*Exercise:*
Everything in the data should be repeated exactly, save for the images.

*** Data block ***

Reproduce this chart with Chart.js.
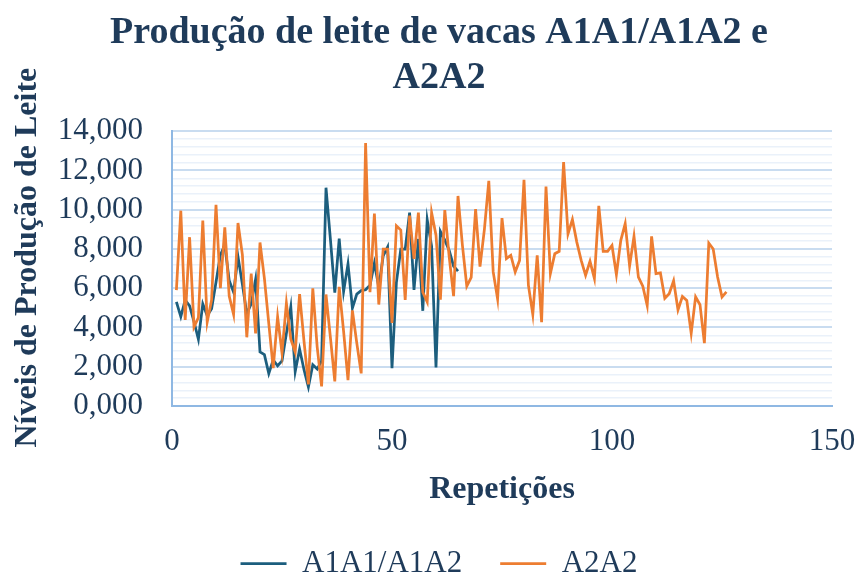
<!DOCTYPE html>
<html>
<head>
<meta charset="utf-8">
<script src="https://cdn.jsdelivr.net/npm/chart.js@4/dist/chart.umd.min.js"></script>
<style>
  html, body { margin: 0; padding: 0; background: #fff; }
  #wrap { width: 858px; height: 576px; }
</style>
</head>
<body>
<div id="wrap"><canvas id="chart" width="858" height="576"></canvas></div>
<script>
// values, one per repetition (starting at 1)
const a1a1Values = [
    5300, 4550, 5400, 5100, 4300, 3400, 5200, 4600, 4950, 6300,
    7700, 8200, 6400, 5800, 7600, 6200, 4700, 5200, 6450, 2750,
    2620, 1650, 2350, 2050, 2300, 3700, 5050, 1750, 2900, 1850,
    970, 2100, 1880, 2300, 11120, 8500, 5780, 8530, 5830, 7240,
    4980, 5700, 5880, 5920, 6150, 7280, 6050, 7650, 8100, 1930,
    6300, 7990, 7990, 9850, 5910, 8510, 4850, 9490, 8150, 1960,
    8890, 8450, 7920, 7120, 6870
];

const a2a2Values = [
    5900, 9950, 4380, 8600, 4030, 4500, 9450, 4280, 5400, 10250,
    6000, 9100, 5600, 4660, 9320, 7700, 3500, 6750, 3700, 8330,
    6500, 4200, 1930, 4540, 2700, 5240, 3400, 2750, 5700, 3300,
    1100, 5990, 3000, 1000, 5680, 3500, 1250, 6070, 3800, 1320,
    4870, 3200, 1660, 13400, 5800, 9800, 5170, 7990, 7990, 4230,
    9180, 8960, 5400, 9700, 7500, 9850, 5800, 5300, 9850, 8700,
    5420, 9980, 7600, 5600, 10700, 8200, 6100, 6550, 10030, 7100,
    9000, 11470, 6830, 5450, 9570, 7510, 7680, 6830, 7420, 11520,
    6160, 4670, 7680, 4270, 11180, 6750, 7760, 7880, 12430, 8770,
    9500, 8350, 7420, 6660, 7370, 6500, 10200, 7880, 7880, 8180,
    6700, 8440, 9290, 7140, 8650, 6570, 6100, 5120, 8640, 6740,
    6780, 5490, 5720, 6380, 4900, 5580, 5380, 3700, 5560, 5160,
    3200, 8300, 8000, 6570, 5550, 5810
];

const seriesNames = ['A1A1/A1A2', 'A2A2'];
const titleLines = ['Produção de leite de vacas A1A1/A1A2 e', 'A2A2'];
const yTitle = 'Níveis de Produção de Leite';
const xTitle = 'Repetições';
const xTicks = [0, 50, 100, 150];

const navy = '#1F3B5A';
const serif = '"Liberation Serif", "Times New Roman", serif';

// repetition number is the position in the list
const toPoints = (values) => values.map((v, i) => ({ x: i + 1, y: v }));

// the reference's y title sits a bit above the middle of the plot, so draw it by hand
const yTitlePlugin = {
    id: 'yTitle',
    afterDraw(chart) {
        const ctx = chart.ctx;
        const area = chart.chartArea;
        ctx.save();
        ctx.translate(28, (area.top + area.bottom) / 2 - 11);
        ctx.rotate(-Math.PI / 2);
        ctx.font = 'bold 32px ' + serif;
        ctx.fillStyle = navy;
        ctx.textAlign = 'center';
        ctx.textBaseline = 'middle';
        ctx.fillText(yTitle, 0, 0);
        ctx.restore();
    }
};

const chart = new Chart(document.getElementById('chart').getContext('2d'), {
    type: 'line',
    data: {
        datasets: [{
            label: seriesNames[0],
            data: toPoints(a1a1Values),
            borderColor: '#1C5E7E',
            backgroundColor: '#1C5E7E',
            borderWidth: 2.75,
            pointRadius: 0,
            tension: 0,
            order: 1
        }, {
            label: seriesNames[1],
            data: toPoints(a2a2Values),
            borderColor: '#ED7D31',
            backgroundColor: '#ED7D31',
            borderWidth: 2.75,
            pointRadius: 0,
            tension: 0,
            order: 0
        }]
    },
    plugins: [yTitlePlugin],
    options: {
        responsive: false,
        animation: false,
        // left padding only to centre the title like the reference; bottom pulls the legend down
        layout: { padding: { left: 20, right: 0, top: 0, bottom: -13 } },
        scales: {
            x: {
                type: 'linear',
                min: 0,
                max: 150,
                afterBuildTicks: (scale) => {
                    scale.ticks = xTicks.map(v => ({ value: v }));
                },
                afterFit: (scale) => {
                    scale.height = 104;
                    scale.paddingRight = 26;
                },
                ticks: {
                    color: navy,
                    font: { family: serif, size: 31 },
                    padding: 17
                },
                grid: { color: 'rgba(0,0,0,0)', drawTicks: false },
                border: { display: true, color: '#8FB8E3', width: 2 },
                title: {
                    display: true,
                    text: xTitle,
                    color: navy,
                    font: { family: serif, size: 32, weight: 'bold' },
                    padding: { top: 0, bottom: 1 }
                }
            },
            y: {
                min: 0,
                max: 14000,
                afterFit: (scale) => { scale.width = 152; },
                ticks: {
                    stepSize: 400,
                    autoSkip: false,
                    color: navy,
                    font: { family: serif, size: 31 },
                    padding: 29,
                    callback: (v) => v % 2000 === 0 ? (v / 1000) + ',000' : ''
                },
                grid: {
                    drawTicks: false,
                    color: (ctx) => ctx.tick && ctx.tick.value % 2000 === 0 ? '#C9DCF0' : '#EAF1FA',
                    lineWidth: (ctx) => ctx.tick && ctx.tick.value % 2000 === 0 ? 2 : 1.5
                },
                border: { display: true, color: '#8FB8E3', width: 2 }
            }
        },
        plugins: {
            title: {
                display: true,
                text: titleLines,
                color: navy,
                font: { family: serif, size: 38, weight: 'bold', lineHeight: 1.2 },
                padding: { top: 10, bottom: 30 }
            },
            legend: {
                position: 'bottom',
                labels: {
                    color: navy,
                    font: { family: serif, size: 31 },
                    usePointStyle: true,
                    pointStyle: 'line',
                    pointStyleWidth: 46,
                    padding: 38,
                    sort: (a, b) => a.datasetIndex - b.datasetIndex
                }
            },
            tooltip: { enabled: false }
        }
    }
});
</script>
</body>
</html>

***

*Written reply:*
Reproduce this chart with Chart.js.
<!DOCTYPE html>
<html>
<head>
<meta charset="utf-8">
<script src="https://cdn.jsdelivr.net/npm/chart.js@4/dist/chart.umd.min.js"></script>
<style>
  html, body { margin: 0; padding: 0; background: #fff; }
  #wrap { width: 858px; height: 576px; }
</style>
</head>
<body>
<div id="wrap"><canvas id="chart" width="858" height="576"></canvas></div>
<script>
// values, one per repetition (starting at 1)
const a1a1Values = [
    5300, 4550, 5400, 5100, 4300, 3400, 5200, 4600, 4950, 6300,
    7700, 8200, 6400, 5800, 7600, 6200, 4700, 5200, 6450, 2750,
    2620, 1650, 2350, 2050, 2300, 3700, 5050, 1750, 2900, 1850,
    970, 2100, 1880, 2300, 11120, 8500, 5780, 8530, 5830, 7240,
    4980, 5700, 5880, 5920, 6150, 7280, 6050, 7650, 8100, 1930,
    6300, 7990, 7990, 9850, 5910, 8510, 4850, 9490, 8150, 1960,
    8890, 8450, 7920, 7120, 6870
];

const a2a2Values = [
    5900, 9950, 4380, 8600, 4030, 4500, 9450, 4280, 5400, 10250,
    6000, 9100, 5600, 4660, 9320, 7700, 3500, 6750, 3700, 8330,
    6500, 4200, 1930, 4540, 2700, 5240, 3400, 2750, 5700, 3300,
    1100, 5990, 3000, 1000, 5680, 3500, 1250, 6070, 3800, 1320,
    4870, 3200, 1660, 13400, 5800, 9800, 5170, 7990, 7990, 4230,
    9180, 8960, 5400, 9700, 7500, 9850, 5800, 5300, 9850, 8700,
    5420, 9980, 7600, 5600, 10700, 8200, 6100, 6550, 10030, 7100,
    9000, 11470, 6830, 5450, 9570, 7510, 7680, 6830, 7420, 11520,
    6160, 4670, 7680, 4270, 11180, 6750, 7760, 7880, 12430, 8770,
    9500, 8350, 7420, 6660, 7370, 6500, 10200, 7880, 7880, 8180,
    6700, 8440, 9290, 7140, 8650, 6570, 6100, 5120, 8640, 6740,
    6780, 5490, 5720, 6380, 4900, 5580, 5380, 3700, 5560, 5160,
    3200, 8300, 8000, 6570, 5550, 5810
];

const seriesNames = ['A1A1/A1A2', 'A2A2'];
const titleLines = ['Produção de leite de vacas A1A1/A1A2 e', 'A2A2'];
const yTitle = 'Níveis de Produção de Leite';
const xTitle = 'Repetições';
const xTicks = [0, 50, 100, 150];

const navy = '#1F3B5A';
const serif = '"Liberation Serif", "Times New Roman", serif';

// repetition number is the position in the list
const toPoints = (values) => values.map((v, i) => ({ x: i + 1, y: v }));

// the reference's y title sits a bit above the middle of the plot, so draw it by hand
const yTitlePlugin = {
    id: 'yTitle',
    afterDraw(chart) {
        const ctx = chart.ctx;
        const area = chart.chartArea;
        ctx.save();
        ctx.translate(28, (area.top + area.bottom) / 2 - 11);
        ctx.rotate(-Math.PI / 2);
        ctx.font = 'bold 32px ' + serif;
        ctx.fillStyle = navy;
        ctx.textAlign = 'center';
        ctx.textBaseline = 'middle';
        ctx.fillText(yTitle, 0, 0);
        ctx.restore();
    }
};

const chart = new Chart(document.getElementById('chart').getContext('2d'), {
    type: 'line',
    data: {
        datasets: [{
            label: seriesNames[0],
            data: toPoints(a1a1Values),
            borderColor: '#1C5E7E',
            backgroundColor: '#1C5E7E',
            borderWidth: 2.75,
            pointRadius: 0,
            tension: 0,
            order: 1
        }, {
            label: seriesNames[1],
            data: toPoints(a2a2Values),
            borderColor: '#ED7D31',
            backgroundColor: '#ED7D31',
            borderWidth: 2.75,
            pointRadius: 0,
            tension: 0,
            order: 0
        }]
    },
    plugins: [yTitlePlugin],
    options: {
        responsive: false,
        animation: false,
        // left padding only to centre the title like the reference; bottom pulls the legend down
        layout: { padding: { left: 20, right: 0, top: 0, bottom: -13 } },
        scales: {
            x: {
                type: 'linear',
                min: 0,
                max: 150,
                afterBuildTicks: (scale) => {
                    scale.ticks = xTicks.map(v => ({ value: v }));
                },
                afterFit: (scale) => {
                    scale.height = 104;
                    scale.paddingRight = 26;
                },
                ticks: {
                    color: navy,
                    font: { family: serif, size: 31 },
                    padding: 17
                },
                grid: { color: 'rgba(0,0,0,0)', drawTicks: false },
                border: { display: true, color: '#8FB8E3', width: 2 },
                title: {
                    display: true,
                    text: xTitle,
                    color: navy,
                    font: { family: serif, size: 32, weight: 'bold' },
                    padding: { top: 0, bottom: 1 }
                }
            },
            y: {
                min: 0,
                max: 14000,
                afterFit: (scale) => { scale.width = 152; },
                ticks: {
                    stepSize: 400,
                    autoSkip: false,
                    color: navy,
                    font: { family: serif, size: 31 },
                    padding: 29,
                    callback: (v) => v % 2000 === 0 ? (v / 1000) + ',000' : ''
                },
                grid: {
                    drawTicks: false,
                    color: (ctx) => ctx.tick && ctx.tick.value % 2000 === 0 ? '#C9DCF0' : '#EAF1FA',
                    lineWidth: (ctx) => ctx.tick && ctx.tick.value % 2000 === 0 ? 2 : 1.5
                },
                border: { display: true, color: '#8FB8E3', width: 2 }
            }
        },
        plugins: {
            title: {
                display: true,
                text: titleLines,
                color: navy,
                font: { family: serif, size: 38, weight: 'bold', lineHeight: 1.2 },
                padding: { top: 10, bottom: 30 }
            },
            legend: {
                position: 'bottom',
                labels: {
                    color: navy,
                    font: { family: serif, size: 31 },
                    usePointStyle: true,
                    pointStyle: 'line',
                    pointStyleWidth: 46,
                    padding: 38,
                    sort: (a, b) => a.datasetIndex - b.datasetIndex
                }
            },
            tooltip: { enabled: false }
        }
    }
});
</script>
</body>
</html>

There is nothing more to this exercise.